Malgré une adolescence promise à l’esclavage, vous proposez une sorte de rédemption qui se transmet sensiblement dans une séquence importante du film, vers la fin, d’une forte émotion, et que vous filmez frontalement, sans mouvement d’appareil, sauf pour quelques gros plans moyens des visages.

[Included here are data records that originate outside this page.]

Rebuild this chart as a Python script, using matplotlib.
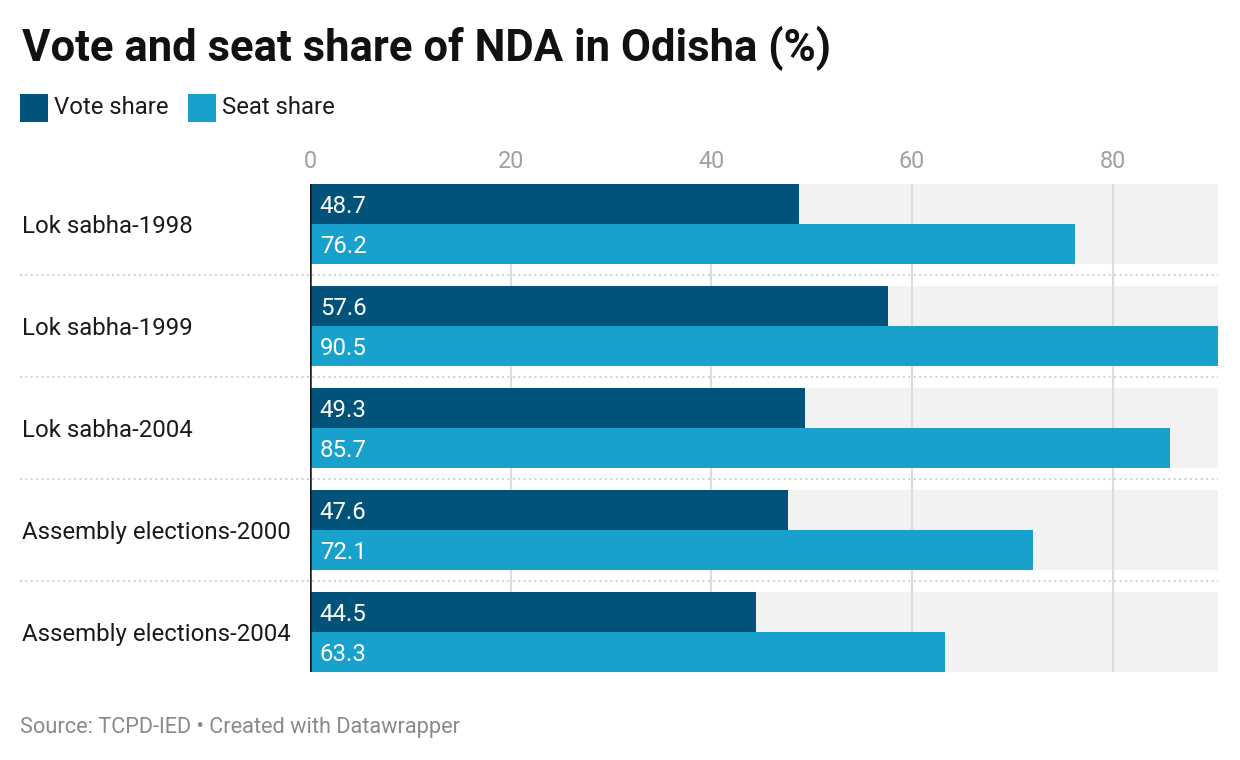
import matplotlib
matplotlib.use("Agg")
import matplotlib.pyplot as plt
from matplotlib.patches import Rectangle

categories = ["Lok sabha-1998", "Lok sabha-1999", "Lok sabha-2004",
              "Assembly elections-2000", "Assembly elections-2004"]
vote_share = [48.7, 57.6, 49.3, 47.6, 44.5]
seat_share = [76.2, 90.5, 85.7, 72.1, 63.3]
series_names = ["Vote share", "Seat share"]
x_ticks = [0, 20, 40, 60, 80]

DARK = "#01537a"
LIGHT = "#18a1cd"
plt.rcParams['font.family'] = ['Roboto', 'DejaVu Sans']

W, H = 1240, 760
fig = plt.figure(figsize=(W / 100, H / 100), dpi=100)
fig.patch.set_facecolor("white")

ax_left, ax_right, ax_top, ax_bot = 310, 1218, 184, 672
ax = fig.add_axes([ax_left / W, 1 - ax_bot / H, (ax_right - ax_left) / W, (ax_bot - ax_top) / H])

pitch = 102.0
bar_h = 40 / pitch
grp_h = 2 * bar_h
n = len(categories)
xmax = max(seat_share)
ax.set_xlim(0, xmax)
ax.set_ylim((n - 1) + grp_h, 0)

# grey background bands
for i in range(n):
    ax.add_patch(Rectangle((0, i), xmax, grp_h, facecolor="#f2f2f2", edgecolor="none", zorder=0))

# gridlines
for t in x_ticks[1:]:
    ax.axvline(t, color="#dcdcdc", lw=1.5, zorder=1)

ys = list(range(n))
ax.barh([y + bar_h / 2 for y in ys], vote_share, height=bar_h, color=DARK, zorder=2, linewidth=0)
ax.barh([y + 1.5 * bar_h for y in ys], seat_share, height=bar_h, color=LIGHT, zorder=2, linewidth=0)

for i, (v, s) in enumerate(zip(vote_share, seat_share)):
    ax.annotate(f"{v:.1f}", (0, i + bar_h / 2), xytext=(7.0, -1.5), textcoords="offset points",
                ha="left", va="center", color="white", fontsize=17.3, zorder=3)
    ax.annotate(f"{s:.1f}", (0, i + 1.5 * bar_h), xytext=(7.0, -1.5), textcoords="offset points",
                ha="left", va="center", color="white", fontsize=17.3, zorder=3)

# zero line
ax.axvline(0, color="#1a1a1a", lw=1.8, zorder=4)

# separators
sep_x0 = (20 - ax_left) / (ax_right - ax_left)
for i in range(n - 1):
    y = i + (grp_h + 1) / 2
    ax.plot([sep_x0, 1], [y, y], transform=ax.get_yaxis_transform(), color="#c8c8c8",
            lw=1.3, ls=(0, (1, 2)), clip_on=False, zorder=1)

# category labels
for i, c in enumerate(categories):
    ax.annotate(c, ((22 - ax_left) / (ax_right - ax_left), i + bar_h), xycoords=ax.get_yaxis_transform(),
                xytext=(0, -2), textcoords="offset points",
                ha="left", va="center", fontsize=17.3, color="#1a1a1a")

# ticks on top
ax.xaxis.tick_top()
ax.set_xticks(x_ticks)
ax.set_xticklabels([str(t) for t in x_ticks])
ax.tick_params(axis="x", length=0, pad=8, labelsize=16.8, labelcolor="#a0a0a0")
ax.set_yticks([])
for sp in ax.spines.values():
    sp.set_visible(False)

# title
fig.text(22 / W, 1 - 48 / H, "Vote and seat share of NDA in Odisha (%)", fontsize=31.4,
         fontweight="bold", color="#111111", ha="left", va="center")

# legend
for x0, col, name in [(20, DARK, series_names[0]), (188, LIGHT, series_names[1])]:
    fig.patches.append(Rectangle((x0 / W, 1 - 122 / H), 28 / W, 28 / H, transform=fig.transFigure,
                                 facecolor=col, edgecolor="none"))
    fig.text((x0 + 34) / W, 1 - 108 / H, name, fontsize=17.2, color="#1a1a1a", ha="left", va="center")

# source
fig.text(20 / W, 1 - 727 / H, "Source: TCPD-IED \u2022 Created with Datawrapper", fontsize=15.7,
         color="#8a8a8a", ha="left", va="center")

fig.savefig("out.png", dpi=100, facecolor="white")
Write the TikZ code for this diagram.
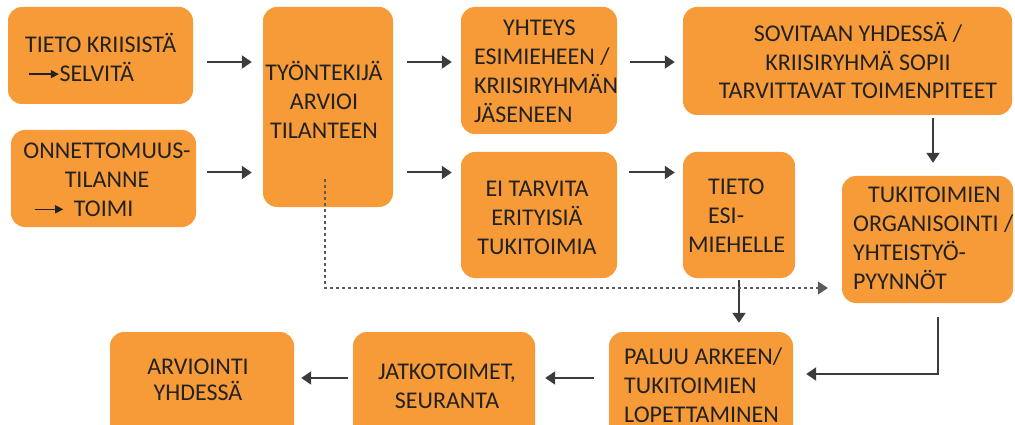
\documentclass[tikz,border=0pt]{standalone}
\usepackage{fontspec}
\setmainfont{Carlito}
\usetikzlibrary{arrows.meta,calc}
\definecolor{boxorange}{HTML}{F79A38}
\definecolor{txtgray}{HTML}{222222}
\definecolor{arrgray}{HTML}{3C3C3C}
\definecolor{dashgray}{HTML}{5A5A5A}
\newcommand{\tarr}[1][30]{\tikz[x=1pt,y=1pt,baseline=0pt]\draw[line width=1.3pt,txtgray,-{Triangle[length=8pt,width=8pt]}] (0,7.4)--(#1,7.4);}
\begin{document}
\begin{tikzpicture}[x=1pt,y=-1pt,
  box/.style={fill=boxorange, draw=none, rounded corners=14pt, inner sep=0pt},
  lbl/.style={inner sep=0pt, text=txtgray, font=\fontsize{24}{29}\selectfont},
  arr/.style={draw=arrgray, line width=2pt, -{Triangle[length=10pt,width=13pt]}},
  dashconn/.style={draw=dashgray, line width=1.1pt, dash pattern=on 3pt off 3pt, -{Triangle[length=10pt,width=13pt]}}]

\useasboundingbox (0,0) rectangle (1015,425);
\fill[white] (0,0) rectangle (1015,425);
\clip (0,0) rectangle (1015,425);

% boxes
\node[box, minimum width=185pt, minimum height=97pt]  (A) at (100.5,55.5) {};
\node[box, minimum width=185pt, minimum height=97pt]  (B) at (103.5,178.5) {};
\node[box, minimum width=130pt, minimum height=200pt] (C) at (328,107) {};
\node[box, minimum width=156pt, minimum height=127pt] (D) at (539,70.5) {};
\node[box, minimum width=329pt, minimum height=108pt] (E) at (847.5,61) {};
\node[box, minimum width=171pt, minimum height=127pt] (F) at (927.5,239.5) {};
\node[box, minimum width=156pt, minimum height=126pt] (G) at (539,215) {};
\node[box, minimum width=112pt, minimum height=126pt] (H) at (739,215) {};
\node[box, minimum width=184pt, minimum height=118pt] (I) at (701,391) {};
\node[box, minimum width=182pt, minimum height=118pt] (J) at (444,391) {};
\node[box, minimum width=184pt, minimum height=118pt] (K) at (202,391) {};

% texts
\node[lbl, anchor=west, align=left] (tA) at (25,57.5) {TIETO KRIISISTÄ\\\hspace*{3pt}\tarr SELVITÄ};
\node[lbl, align=center] (tB) at (107,180) {ONNETTOMUUS-\\TILANNE\\\tarr[28]\hspace{10pt}TOIMI\hspace*{46pt}};
\node[lbl, align=center] (tC) at (324,100) {TYÖNTEKIJÄ\\ARVIOI\\TILANTEEN};
\node[lbl, anchor=west, align=left] (tD) at (474,71.5) {\hspace*{29pt}YHTEYS\\ESIMIEHEEN /\\KRIISIRYHMÄN\\JÄSENEEN};
\node[lbl, align=center, font=\fontsize{24}{28.5}\selectfont] (tE) at (858,60.7) {SOVITAAN YHDESSÄ /\\KRIISIRYHMÄ SOPII\\TARVITTAVAT TOIMENPITEET};
\node[lbl, anchor=west, align=left] (tF) at (853,238.5) {\hspace*{15pt}TUKITOIMIEN\\ORGANISOINTI /\\YHTEISTYÖ-\\PYYNNÖT};
\node[lbl, align=center] (tG) at (537,218) {EI TARVITA\\ERITYISIÄ\\TUKITOIMIA};
\node[lbl, anchor=west, align=left] (tH) at (688,216) {\hspace*{20pt}TIETO\\\hspace*{20pt}ESI-\\MIEHELLE};
\node[lbl, anchor=west, align=left] (tI) at (624,385) {PALUU ARKEEN/\\TUKITOIMIEN\\LOPETTAMINEN};
\node[lbl, align=center] (tJ) at (447,386.5) {JATKOTOIMET,\\SEURANTA};
\node[lbl, align=center, font=\fontsize{24}{26}\selectfont] (tK) at (198,380) {ARVIOINTI\\YHDESSÄ};

% helper coordinates
\coordinate (r1) at (0,62);
\coordinate (r2) at (0,172.5);
\coordinate (r3) at (0,378);
\coordinate (r4) at (0,374);
\coordinate (c1) at (933,0);
\coordinate (c2) at (739,0);
\coordinate (c3) at (938,0);

% connectors
\draw[arr, shorten <=14pt, shorten >=11pt] (A.east |- r1) -- (C.west |- r1);
\draw[arr, shorten <=11pt, shorten >=11pt] (B.east |- r2) -- (C.west |- r2);
\draw[arr, shorten <=14pt, shorten >=9pt] (C.east |- r1) -- (D.west |- r1);
\draw[arr, shorten <=14pt, shorten >=9pt] (C.east |- r2) -- (G.west |- r2);
\draw[arr, shorten <=13pt, shorten >=8pt] (D.east |- r1) -- (E.west |- r1);
\draw[arr, shorten <=12pt, shorten >=8pt] (G.east |- r2) -- (H.west |- r2);
\draw[arr, shorten <=3pt, shorten >=13pt] (E.south -| c1) -- (F.north -| c1);
\draw[arr, shorten <=2pt, shorten >=9pt] (H.south -| c2) -- (I.north -| c2);
\draw[arr, shorten >=13pt] ($(F.south -| c3)+(0,14)$) |- (I.east |- r4);
\draw[arr, shorten <=15pt, shorten >=10pt] (I.west |- r3) -- (J.east |- r3);
\draw[arr, shorten <=5pt, shorten >=7pt] (J.west |- r3) -- (K.east |- r3);

\coordinate (dtop) at (325,179);
\coordinate (dcorner) at (325,288);
\draw[dashconn, shorten >=14pt] (dtop) -- (dcorner) -- (F.west |- dcorner);
\end{tikzpicture}
\end{document}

La troisième femme, plus vieille, non seulement se rend compte de ses mauvaises actions envers Magaly, mais remet en cause sa propre condition de femme, grâce aux efforts de Magaly, la narratrice. Par ses gestes rédempteurs, elle entre en quelque sorte dans la modernité. C’est une histoire de maltraitance, de drames, mais aussi de guérison,de reconnaissance, de rachat et qui se réalise grâce à la richesse de l’esprit. Dans un sens, Magaly confronte pour ainsi dire sa mère adoptive à travers le film.
Comme une sorte de mise en abyme de la vie.
Justement. Car à travers le cinéma, on peut se permettre, sans parler, de parler de sujets tabous essentiellement par les images. Tout est là.
D’où cette citation bazanienne présente dans le générique du Mépris de Godard, : « Le cinéma substitue à notre regard un monde qui s’accorde à nos désirs… »
Effectivement, mais qui s’accorde aussi à la vérité, au temps qui passe, et ce désir ne serait après tout que la vie elle-même.
En même temps, les 3 Magaly, par le destin particulier des deux femmes et de celle en devenir, c’est aussi la réapproppriatation d’un territoire national autochtone, celui de la pré-conquête ibérique.
En effet, les peuples Premiers, comme c’est le cas de plus en plus au Québec et au Canada, expriment leurs douleurs, leurs revendications, et surtout misent sur leur avenir. Les temps changent. Comme quoi, la transmission par l’oralité peut avoir un sens.